_YOUR TASK_.
Everything in the listing except the pictures should be written out exactly.

_INFORMATION SHOWN_.
------------

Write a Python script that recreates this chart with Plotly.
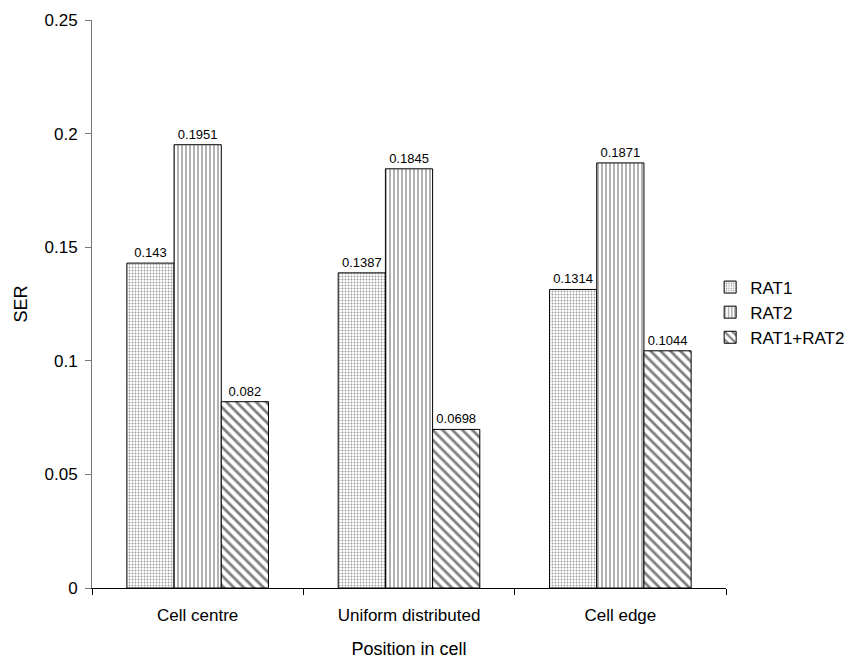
import plotly.graph_objects as go

categories = ["Cell centre", "Uniform distributed", "Cell edge"]
rat1 = [0.143, 0.1387, 0.1314]
rat2 = [0.1951, 0.1845, 0.1871]
rat12 = [0.082, 0.0698, 0.1044]
series_names = ["RAT1", "RAT2", "RAT1+RAT2"]
label_texts = [["0.143", "0.1387", "0.1314"],
               ["0.1951", "0.1845", "0.1871"],
               ["0.082", "0.0698", "0.1044"]]

patterns = [
    dict(shape=".", size=3, solidity=0.3, fgcolor="#333", bgcolor="white"),
    dict(shape="|", size=4, solidity=0.3, fgcolor="black", bgcolor="white"),
    dict(shape="\\", size=7, solidity=0.4, fgcolor="black", bgcolor="white"),
]

FONT = "Liberation Sans, Arial"

fig = go.Figure()
for name, vals, txt, pat in zip(series_names, [rat1, rat2, rat12], label_texts, patterns):
    fig.add_trace(go.Bar(
        name=name, x=categories, y=vals,
        text=txt, textposition="outside", cliponaxis=False,
        textfont=dict(size=13, color="black", family=FONT),
        marker=dict(color="white", line=dict(color="black", width=1), pattern=pat),
    ))

fig.update_layout(
    width=868, height=659,
    margin=dict(l=92, r=142, t=20, b=71),
    paper_bgcolor="white", plot_bgcolor="white",
    barmode="group", bargap=0.33, bargroupgap=0,
    font=dict(family=FONT, size=17, color="black"),
    showlegend=True,
    legend=dict(x=0.975, xanchor="left", y=0.485, yanchor="middle",
                font=dict(size=17), itemwidth=30, tracegroupgap=0),
    xaxis=dict(
        title=dict(text="Position in cell", font=dict(size=18), standoff=18),
        showline=True, linecolor="black", linewidth=1,
        ticks="outside", tickson="boundaries", ticklen=6, tickcolor="black",
        tickfont=dict(size=17), ticklabelstandoff=12, automargin=False,
    ),
    yaxis=dict(
        title=dict(text="SER", font=dict(size=18), standoff=12),
        range=[0, 0.25], dtick=0.05, tick0=0,
        showline=True, linecolor="#777", linewidth=1,
        ticks="outside", ticklen=6, tickcolor="#777",
        showgrid=False, zeroline=False,
        tickfont=dict(size=17), ticklabelstandoff=4, automargin=False,
    ),
)

fig.write_html("out.html")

------------

_OUTPUT FOR THIS EXERCISE_.
Write a Python script that recreates this chart with Plotly.
import plotly.graph_objects as go

categories = ["Cell centre", "Uniform distributed", "Cell edge"]
rat1 = [0.143, 0.1387, 0.1314]
rat2 = [0.1951, 0.1845, 0.1871]
rat12 = [0.082, 0.0698, 0.1044]
series_names = ["RAT1", "RAT2", "RAT1+RAT2"]
label_texts = [["0.143", "0.1387", "0.1314"],
               ["0.1951", "0.1845", "0.1871"],
               ["0.082", "0.0698", "0.1044"]]

patterns = [
    dict(shape=".", size=3, solidity=0.3, fgcolor="#333", bgcolor="white"),
    dict(shape="|", size=4, solidity=0.3, fgcolor="black", bgcolor="white"),
    dict(shape="\\", size=7, solidity=0.4, fgcolor="black", bgcolor="white"),
]

FONT = "Liberation Sans, Arial"

fig = go.Figure()
for name, vals, txt, pat in zip(series_names, [rat1, rat2, rat12], label_texts, patterns):
    fig.add_trace(go.Bar(
        name=name, x=categories, y=vals,
        text=txt, textposition="outside", cliponaxis=False,
        textfont=dict(size=13, color="black", family=FONT),
        marker=dict(color="white", line=dict(color="black", width=1), pattern=pat),
    ))

fig.update_layout(
    width=868, height=659,
    margin=dict(l=92, r=142, t=20, b=71),
    paper_bgcolor="white", plot_bgcolor="white",
    barmode="group", bargap=0.33, bargroupgap=0,
    font=dict(family=FONT, size=17, color="black"),
    showlegend=True,
    legend=dict(x=0.975, xanchor="left", y=0.485, yanchor="middle",
                font=dict(size=17), itemwidth=30, tracegroupgap=0),
    xaxis=dict(
        title=dict(text="Position in cell", font=dict(size=18), standoff=18),
        showline=True, linecolor="black", linewidth=1,
        ticks="outside", tickson="boundaries", ticklen=6, tickcolor="black",
        tickfont=dict(size=17), ticklabelstandoff=12, automargin=False,
    ),
    yaxis=dict(
        title=dict(text="SER", font=dict(size=18), standoff=12),
        range=[0, 0.25], dtick=0.05, tick0=0,
        showline=True, linecolor="#777", linewidth=1,
        ticks="outside", ticklen=6, tickcolor="#777",
        showgrid=False, zeroline=False,
        tickfont=dict(size=17), ticklabelstandoff=4, automargin=False,
    ),
)

fig.write_html("out.html")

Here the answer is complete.